## DATA
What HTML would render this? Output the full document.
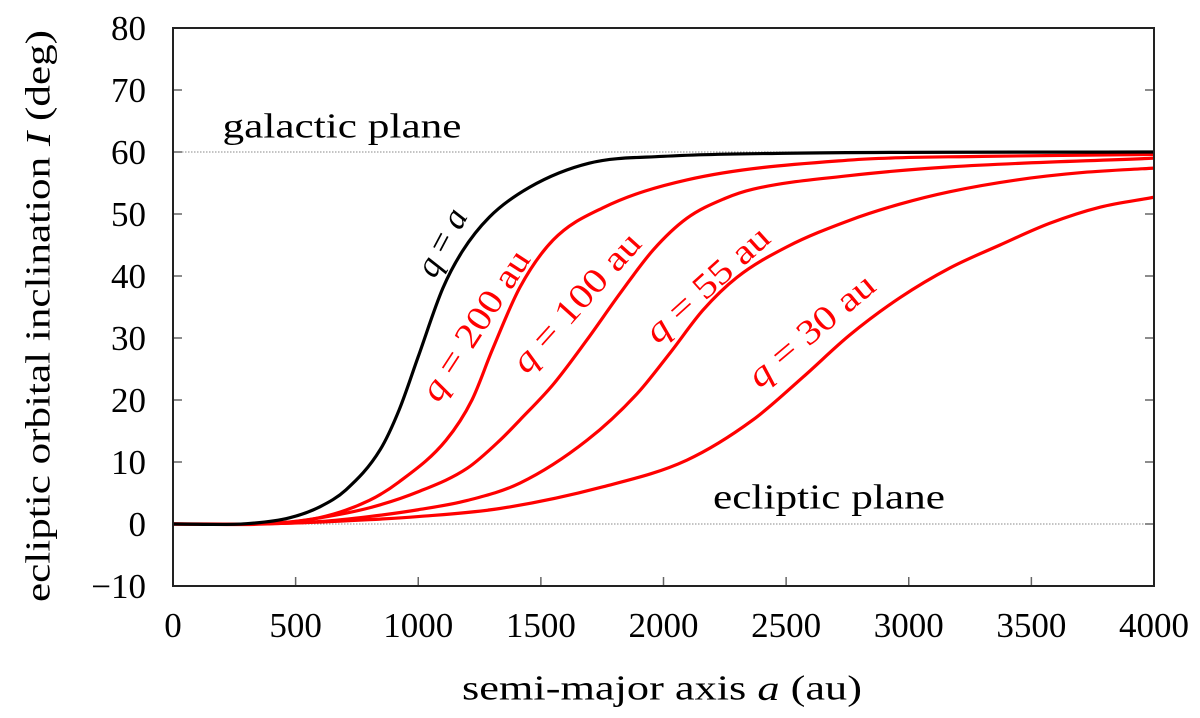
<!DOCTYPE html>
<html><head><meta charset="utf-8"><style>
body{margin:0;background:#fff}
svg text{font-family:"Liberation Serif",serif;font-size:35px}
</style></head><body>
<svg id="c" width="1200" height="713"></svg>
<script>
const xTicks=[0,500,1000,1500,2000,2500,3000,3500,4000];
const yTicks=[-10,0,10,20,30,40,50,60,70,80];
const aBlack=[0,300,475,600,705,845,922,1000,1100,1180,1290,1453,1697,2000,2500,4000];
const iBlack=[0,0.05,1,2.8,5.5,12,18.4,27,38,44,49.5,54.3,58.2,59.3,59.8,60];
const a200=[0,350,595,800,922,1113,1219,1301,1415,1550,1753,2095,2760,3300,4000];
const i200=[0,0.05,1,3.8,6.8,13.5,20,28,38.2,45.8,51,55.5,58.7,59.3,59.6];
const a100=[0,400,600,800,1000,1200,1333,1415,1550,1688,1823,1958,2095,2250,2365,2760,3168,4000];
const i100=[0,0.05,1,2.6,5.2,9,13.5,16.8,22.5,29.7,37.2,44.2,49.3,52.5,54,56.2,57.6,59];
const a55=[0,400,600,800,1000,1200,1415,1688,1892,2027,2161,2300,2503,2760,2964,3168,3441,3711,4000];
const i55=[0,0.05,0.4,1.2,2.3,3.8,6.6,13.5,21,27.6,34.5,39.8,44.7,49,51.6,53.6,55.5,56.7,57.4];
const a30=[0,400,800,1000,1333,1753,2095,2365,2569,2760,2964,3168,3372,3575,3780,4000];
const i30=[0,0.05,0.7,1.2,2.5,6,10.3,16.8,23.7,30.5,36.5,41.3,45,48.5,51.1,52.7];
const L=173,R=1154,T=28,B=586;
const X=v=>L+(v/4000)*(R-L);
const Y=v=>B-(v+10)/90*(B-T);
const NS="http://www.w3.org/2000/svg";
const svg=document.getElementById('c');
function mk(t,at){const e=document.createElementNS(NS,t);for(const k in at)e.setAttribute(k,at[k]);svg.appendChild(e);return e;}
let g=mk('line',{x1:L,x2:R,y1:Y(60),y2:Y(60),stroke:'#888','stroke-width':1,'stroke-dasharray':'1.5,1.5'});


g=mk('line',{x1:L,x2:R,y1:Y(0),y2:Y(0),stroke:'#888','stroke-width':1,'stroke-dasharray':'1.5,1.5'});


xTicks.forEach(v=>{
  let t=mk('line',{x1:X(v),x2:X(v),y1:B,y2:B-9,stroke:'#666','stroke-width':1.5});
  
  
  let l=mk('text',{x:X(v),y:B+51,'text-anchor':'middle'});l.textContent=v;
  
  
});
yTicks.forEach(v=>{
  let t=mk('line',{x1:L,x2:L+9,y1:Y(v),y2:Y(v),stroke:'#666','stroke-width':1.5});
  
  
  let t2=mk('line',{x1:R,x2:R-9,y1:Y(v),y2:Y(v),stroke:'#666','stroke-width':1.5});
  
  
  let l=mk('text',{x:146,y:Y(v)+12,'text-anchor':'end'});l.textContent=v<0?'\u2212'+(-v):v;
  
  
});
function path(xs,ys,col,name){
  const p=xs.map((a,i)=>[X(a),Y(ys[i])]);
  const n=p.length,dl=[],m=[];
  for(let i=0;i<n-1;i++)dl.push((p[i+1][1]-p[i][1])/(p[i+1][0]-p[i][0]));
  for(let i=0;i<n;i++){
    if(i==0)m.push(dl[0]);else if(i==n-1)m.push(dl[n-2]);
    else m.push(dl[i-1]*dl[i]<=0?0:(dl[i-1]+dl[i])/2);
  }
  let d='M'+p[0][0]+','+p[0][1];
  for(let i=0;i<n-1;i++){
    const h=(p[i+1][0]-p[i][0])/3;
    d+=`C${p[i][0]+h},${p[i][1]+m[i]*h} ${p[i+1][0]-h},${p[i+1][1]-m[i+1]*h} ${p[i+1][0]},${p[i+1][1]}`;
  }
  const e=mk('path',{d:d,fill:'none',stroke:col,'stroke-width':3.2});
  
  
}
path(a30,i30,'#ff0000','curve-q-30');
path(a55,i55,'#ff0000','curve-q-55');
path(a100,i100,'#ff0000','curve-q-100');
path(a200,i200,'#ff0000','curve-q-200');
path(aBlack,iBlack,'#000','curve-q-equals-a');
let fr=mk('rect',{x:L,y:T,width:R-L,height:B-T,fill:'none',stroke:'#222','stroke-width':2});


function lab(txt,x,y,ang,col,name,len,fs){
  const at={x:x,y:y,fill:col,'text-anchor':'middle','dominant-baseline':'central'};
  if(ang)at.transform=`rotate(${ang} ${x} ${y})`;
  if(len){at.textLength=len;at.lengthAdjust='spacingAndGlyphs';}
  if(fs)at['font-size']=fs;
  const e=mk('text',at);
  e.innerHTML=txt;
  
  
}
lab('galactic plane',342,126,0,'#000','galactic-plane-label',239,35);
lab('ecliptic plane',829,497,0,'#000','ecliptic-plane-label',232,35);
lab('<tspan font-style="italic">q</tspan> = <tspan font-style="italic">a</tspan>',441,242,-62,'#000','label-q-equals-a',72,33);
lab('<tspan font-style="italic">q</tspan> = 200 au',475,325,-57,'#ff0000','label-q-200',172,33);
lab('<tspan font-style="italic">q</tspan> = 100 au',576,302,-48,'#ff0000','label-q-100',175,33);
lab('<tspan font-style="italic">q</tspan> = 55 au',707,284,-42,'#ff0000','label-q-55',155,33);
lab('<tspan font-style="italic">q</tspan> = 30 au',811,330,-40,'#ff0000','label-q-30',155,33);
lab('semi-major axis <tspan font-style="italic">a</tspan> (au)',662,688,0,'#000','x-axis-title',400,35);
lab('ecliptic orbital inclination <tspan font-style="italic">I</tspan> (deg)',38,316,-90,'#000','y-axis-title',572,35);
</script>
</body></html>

## WHAT YOU HAVE TO DO
Copy out every line of the material above exactly, skipping the pictures.

## ANSWER TO THE PROBLEM
What HTML would render this? Output the full document.
<!DOCTYPE html>
<html><head><meta charset="utf-8"><style>
body{margin:0;background:#fff}
svg text{font-family:"Liberation Serif",serif;font-size:35px}
</style></head><body>
<svg id="c" width="1200" height="713"></svg>
<script>
const xTicks=[0,500,1000,1500,2000,2500,3000,3500,4000];
const yTicks=[-10,0,10,20,30,40,50,60,70,80];
const aBlack=[0,300,475,600,705,845,922,1000,1100,1180,1290,1453,1697,2000,2500,4000];
const iBlack=[0,0.05,1,2.8,5.5,12,18.4,27,38,44,49.5,54.3,58.2,59.3,59.8,60];
const a200=[0,350,595,800,922,1113,1219,1301,1415,1550,1753,2095,2760,3300,4000];
const i200=[0,0.05,1,3.8,6.8,13.5,20,28,38.2,45.8,51,55.5,58.7,59.3,59.6];
const a100=[0,400,600,800,1000,1200,1333,1415,1550,1688,1823,1958,2095,2250,2365,2760,3168,4000];
const i100=[0,0.05,1,2.6,5.2,9,13.5,16.8,22.5,29.7,37.2,44.2,49.3,52.5,54,56.2,57.6,59];
const a55=[0,400,600,800,1000,1200,1415,1688,1892,2027,2161,2300,2503,2760,2964,3168,3441,3711,4000];
const i55=[0,0.05,0.4,1.2,2.3,3.8,6.6,13.5,21,27.6,34.5,39.8,44.7,49,51.6,53.6,55.5,56.7,57.4];
const a30=[0,400,800,1000,1333,1753,2095,2365,2569,2760,2964,3168,3372,3575,3780,4000];
const i30=[0,0.05,0.7,1.2,2.5,6,10.3,16.8,23.7,30.5,36.5,41.3,45,48.5,51.1,52.7];
const L=173,R=1154,T=28,B=586;
const X=v=>L+(v/4000)*(R-L);
const Y=v=>B-(v+10)/90*(B-T);
const NS="http://www.w3.org/2000/svg";
const svg=document.getElementById('c');
function mk(t,at){const e=document.createElementNS(NS,t);for(const k in at)e.setAttribute(k,at[k]);svg.appendChild(e);return e;}
let g=mk('line',{x1:L,x2:R,y1:Y(60),y2:Y(60),stroke:'#888','stroke-width':1,'stroke-dasharray':'1.5,1.5'});


g=mk('line',{x1:L,x2:R,y1:Y(0),y2:Y(0),stroke:'#888','stroke-width':1,'stroke-dasharray':'1.5,1.5'});


xTicks.forEach(v=>{
  let t=mk('line',{x1:X(v),x2:X(v),y1:B,y2:B-9,stroke:'#666','stroke-width':1.5});
  
  
  let l=mk('text',{x:X(v),y:B+51,'text-anchor':'middle'});l.textContent=v;
  
  
});
yTicks.forEach(v=>{
  let t=mk('line',{x1:L,x2:L+9,y1:Y(v),y2:Y(v),stroke:'#666','stroke-width':1.5});
  
  
  let t2=mk('line',{x1:R,x2:R-9,y1:Y(v),y2:Y(v),stroke:'#666','stroke-width':1.5});
  
  
  let l=mk('text',{x:146,y:Y(v)+12,'text-anchor':'end'});l.textContent=v<0?'\u2212'+(-v):v;
  
  
});
function path(xs,ys,col,name){
  const p=xs.map((a,i)=>[X(a),Y(ys[i])]);
  const n=p.length,dl=[],m=[];
  for(let i=0;i<n-1;i++)dl.push((p[i+1][1]-p[i][1])/(p[i+1][0]-p[i][0]));
  for(let i=0;i<n;i++){
    if(i==0)m.push(dl[0]);else if(i==n-1)m.push(dl[n-2]);
    else m.push(dl[i-1]*dl[i]<=0?0:(dl[i-1]+dl[i])/2);
  }
  let d='M'+p[0][0]+','+p[0][1];
  for(let i=0;i<n-1;i++){
    const h=(p[i+1][0]-p[i][0])/3;
    d+=`C${p[i][0]+h},${p[i][1]+m[i]*h} ${p[i+1][0]-h},${p[i+1][1]-m[i+1]*h} ${p[i+1][0]},${p[i+1][1]}`;
  }
  const e=mk('path',{d:d,fill:'none',stroke:col,'stroke-width':3.2});
  
  
}
path(a30,i30,'#ff0000','curve-q-30');
path(a55,i55,'#ff0000','curve-q-55');
path(a100,i100,'#ff0000','curve-q-100');
path(a200,i200,'#ff0000','curve-q-200');
path(aBlack,iBlack,'#000','curve-q-equals-a');
let fr=mk('rect',{x:L,y:T,width:R-L,height:B-T,fill:'none',stroke:'#222','stroke-width':2});


function lab(txt,x,y,ang,col,name,len,fs){
  const at={x:x,y:y,fill:col,'text-anchor':'middle','dominant-baseline':'central'};
  if(ang)at.transform=`rotate(${ang} ${x} ${y})`;
  if(len){at.textLength=len;at.lengthAdjust='spacingAndGlyphs';}
  if(fs)at['font-size']=fs;
  const e=mk('text',at);
  e.innerHTML=txt;
  
  
}
lab('galactic plane',342,126,0,'#000','galactic-plane-label',239,35);
lab('ecliptic plane',829,497,0,'#000','ecliptic-plane-label',232,35);
lab('<tspan font-style="italic">q</tspan> = <tspan font-style="italic">a</tspan>',441,242,-62,'#000','label-q-equals-a',72,33);
lab('<tspan font-style="italic">q</tspan> = 200 au',475,325,-57,'#ff0000','label-q-200',172,33);
lab('<tspan font-style="italic">q</tspan> = 100 au',576,302,-48,'#ff0000','label-q-100',175,33);
lab('<tspan font-style="italic">q</tspan> = 55 au',707,284,-42,'#ff0000','label-q-55',155,33);
lab('<tspan font-style="italic">q</tspan> = 30 au',811,330,-40,'#ff0000','label-q-30',155,33);
lab('semi-major axis <tspan font-style="italic">a</tspan> (au)',662,688,0,'#000','x-axis-title',400,35);
lab('ecliptic orbital inclination <tspan font-style="italic">I</tspan> (deg)',38,316,-90,'#000','y-axis-title',572,35);
</script>
</body></html>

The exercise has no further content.